==== Data block ====

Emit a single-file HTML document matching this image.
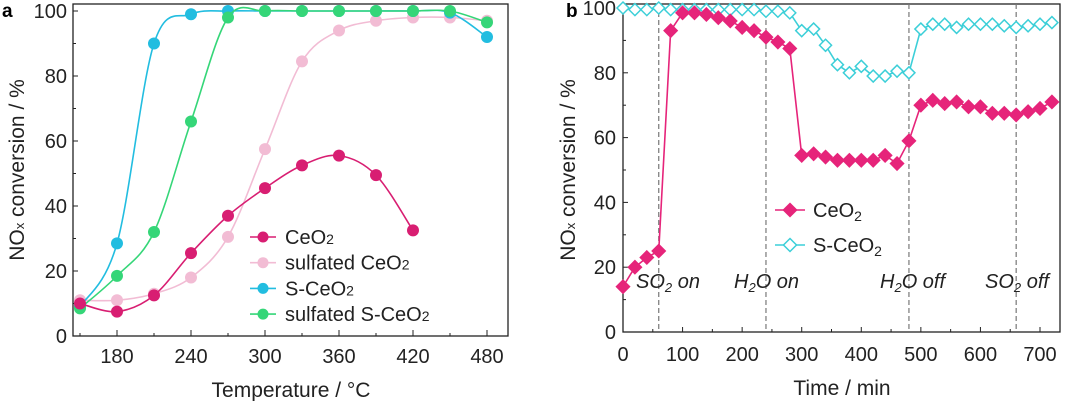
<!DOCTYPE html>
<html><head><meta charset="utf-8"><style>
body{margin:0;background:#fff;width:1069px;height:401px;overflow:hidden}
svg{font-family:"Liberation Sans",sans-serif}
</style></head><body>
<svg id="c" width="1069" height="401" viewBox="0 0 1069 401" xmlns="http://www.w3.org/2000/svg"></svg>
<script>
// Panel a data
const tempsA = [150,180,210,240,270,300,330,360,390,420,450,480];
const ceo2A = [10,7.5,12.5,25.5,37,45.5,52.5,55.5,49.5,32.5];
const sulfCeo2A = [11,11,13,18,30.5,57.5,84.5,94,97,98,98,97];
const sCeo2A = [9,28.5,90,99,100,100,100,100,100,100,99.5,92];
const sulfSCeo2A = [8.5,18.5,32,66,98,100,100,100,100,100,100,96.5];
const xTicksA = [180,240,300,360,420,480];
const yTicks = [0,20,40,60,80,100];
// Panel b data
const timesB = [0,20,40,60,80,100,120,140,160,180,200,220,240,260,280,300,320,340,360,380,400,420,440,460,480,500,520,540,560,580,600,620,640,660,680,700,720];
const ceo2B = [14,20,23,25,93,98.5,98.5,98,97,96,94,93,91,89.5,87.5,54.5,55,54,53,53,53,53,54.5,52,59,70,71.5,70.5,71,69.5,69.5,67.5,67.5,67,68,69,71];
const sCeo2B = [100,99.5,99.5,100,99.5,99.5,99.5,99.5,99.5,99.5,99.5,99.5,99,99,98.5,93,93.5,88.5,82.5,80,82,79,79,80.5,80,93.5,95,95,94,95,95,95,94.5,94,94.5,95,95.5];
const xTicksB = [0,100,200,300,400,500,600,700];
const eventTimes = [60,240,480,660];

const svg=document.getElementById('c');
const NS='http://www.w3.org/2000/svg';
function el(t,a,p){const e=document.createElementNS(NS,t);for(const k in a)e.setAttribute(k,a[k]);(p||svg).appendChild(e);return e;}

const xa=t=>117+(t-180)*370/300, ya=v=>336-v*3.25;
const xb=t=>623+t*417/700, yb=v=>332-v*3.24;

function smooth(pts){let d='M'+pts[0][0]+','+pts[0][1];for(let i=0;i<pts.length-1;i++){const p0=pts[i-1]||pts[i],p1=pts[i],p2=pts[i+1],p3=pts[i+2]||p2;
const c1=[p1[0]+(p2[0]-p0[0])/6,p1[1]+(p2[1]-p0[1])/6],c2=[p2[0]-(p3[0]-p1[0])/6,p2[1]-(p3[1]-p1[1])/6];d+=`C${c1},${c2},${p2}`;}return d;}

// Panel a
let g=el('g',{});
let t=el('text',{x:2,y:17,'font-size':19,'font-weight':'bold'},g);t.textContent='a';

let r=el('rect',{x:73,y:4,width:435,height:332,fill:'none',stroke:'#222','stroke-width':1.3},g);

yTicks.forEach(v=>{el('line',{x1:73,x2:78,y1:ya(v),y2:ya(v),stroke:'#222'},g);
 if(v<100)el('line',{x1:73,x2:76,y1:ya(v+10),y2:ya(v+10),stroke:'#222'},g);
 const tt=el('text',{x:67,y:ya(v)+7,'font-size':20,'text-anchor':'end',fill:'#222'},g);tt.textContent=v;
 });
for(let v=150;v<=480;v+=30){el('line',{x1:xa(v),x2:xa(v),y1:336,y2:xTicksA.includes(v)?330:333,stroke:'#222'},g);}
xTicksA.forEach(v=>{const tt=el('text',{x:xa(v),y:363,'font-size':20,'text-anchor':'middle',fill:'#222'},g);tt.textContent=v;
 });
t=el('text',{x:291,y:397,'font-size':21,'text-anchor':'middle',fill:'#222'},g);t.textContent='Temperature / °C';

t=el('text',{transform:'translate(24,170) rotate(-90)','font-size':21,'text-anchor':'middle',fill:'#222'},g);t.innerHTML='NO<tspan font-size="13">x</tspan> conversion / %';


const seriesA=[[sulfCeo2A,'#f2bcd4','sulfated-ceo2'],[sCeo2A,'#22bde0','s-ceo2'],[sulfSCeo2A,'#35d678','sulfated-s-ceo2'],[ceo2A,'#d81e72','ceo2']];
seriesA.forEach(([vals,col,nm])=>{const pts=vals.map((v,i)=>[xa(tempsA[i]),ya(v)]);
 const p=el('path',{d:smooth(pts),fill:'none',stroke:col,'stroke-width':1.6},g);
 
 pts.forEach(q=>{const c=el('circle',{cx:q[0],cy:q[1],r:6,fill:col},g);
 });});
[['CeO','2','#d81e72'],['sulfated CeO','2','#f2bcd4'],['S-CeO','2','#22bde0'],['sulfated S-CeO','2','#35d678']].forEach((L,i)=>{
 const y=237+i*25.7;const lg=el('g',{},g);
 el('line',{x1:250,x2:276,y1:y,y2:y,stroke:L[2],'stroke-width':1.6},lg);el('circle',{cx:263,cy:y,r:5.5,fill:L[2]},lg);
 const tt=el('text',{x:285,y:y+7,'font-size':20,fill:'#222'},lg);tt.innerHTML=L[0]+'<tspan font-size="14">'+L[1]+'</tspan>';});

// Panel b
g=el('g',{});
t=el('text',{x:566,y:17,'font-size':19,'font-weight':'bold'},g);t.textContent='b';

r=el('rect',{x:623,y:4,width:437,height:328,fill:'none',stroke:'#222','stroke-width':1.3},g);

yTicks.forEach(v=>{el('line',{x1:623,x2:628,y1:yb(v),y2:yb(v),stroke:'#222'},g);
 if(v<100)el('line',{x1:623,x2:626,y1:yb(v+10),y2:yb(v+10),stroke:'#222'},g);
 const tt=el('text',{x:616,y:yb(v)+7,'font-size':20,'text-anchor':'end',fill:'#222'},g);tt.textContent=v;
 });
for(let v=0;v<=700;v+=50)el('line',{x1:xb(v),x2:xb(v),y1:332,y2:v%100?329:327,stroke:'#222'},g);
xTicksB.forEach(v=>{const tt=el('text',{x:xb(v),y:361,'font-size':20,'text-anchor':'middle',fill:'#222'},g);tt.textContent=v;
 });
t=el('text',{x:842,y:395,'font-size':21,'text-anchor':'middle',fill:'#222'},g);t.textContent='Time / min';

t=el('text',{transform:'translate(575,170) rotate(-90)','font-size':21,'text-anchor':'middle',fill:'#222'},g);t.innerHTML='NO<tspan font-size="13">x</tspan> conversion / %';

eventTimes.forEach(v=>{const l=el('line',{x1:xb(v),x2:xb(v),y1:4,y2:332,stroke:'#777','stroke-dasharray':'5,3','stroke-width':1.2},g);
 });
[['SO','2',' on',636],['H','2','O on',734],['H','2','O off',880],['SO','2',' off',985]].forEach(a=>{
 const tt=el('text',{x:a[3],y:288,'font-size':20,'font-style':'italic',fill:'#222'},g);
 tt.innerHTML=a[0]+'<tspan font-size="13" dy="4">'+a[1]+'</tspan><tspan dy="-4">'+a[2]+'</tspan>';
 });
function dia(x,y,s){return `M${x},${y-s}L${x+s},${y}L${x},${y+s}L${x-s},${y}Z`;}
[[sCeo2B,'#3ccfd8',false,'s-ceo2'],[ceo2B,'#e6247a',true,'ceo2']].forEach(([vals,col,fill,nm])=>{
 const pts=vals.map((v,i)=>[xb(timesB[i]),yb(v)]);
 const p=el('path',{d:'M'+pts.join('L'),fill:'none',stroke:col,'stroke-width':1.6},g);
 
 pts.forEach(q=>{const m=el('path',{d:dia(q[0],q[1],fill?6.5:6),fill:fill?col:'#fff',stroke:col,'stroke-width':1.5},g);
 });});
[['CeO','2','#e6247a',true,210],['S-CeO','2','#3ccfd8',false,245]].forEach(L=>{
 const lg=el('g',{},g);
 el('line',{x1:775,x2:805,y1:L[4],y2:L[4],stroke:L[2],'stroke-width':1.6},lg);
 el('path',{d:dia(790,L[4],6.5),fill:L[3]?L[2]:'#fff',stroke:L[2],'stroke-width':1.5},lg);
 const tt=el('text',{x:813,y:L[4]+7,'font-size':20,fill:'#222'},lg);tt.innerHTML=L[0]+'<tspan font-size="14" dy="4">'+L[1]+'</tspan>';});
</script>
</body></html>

====

• **Given exercise**
Find each line holding the word "document" and copy it.

• **Answer for the task**
Emit a single-file HTML document matching this image.
const svg=document.getElementById('c');
function el(t,a,p){const e=document.createElementNS(NS,t);for(const k in a)e.setAttribute(k,a[k]);(p||svg).appendChild(e);return e;}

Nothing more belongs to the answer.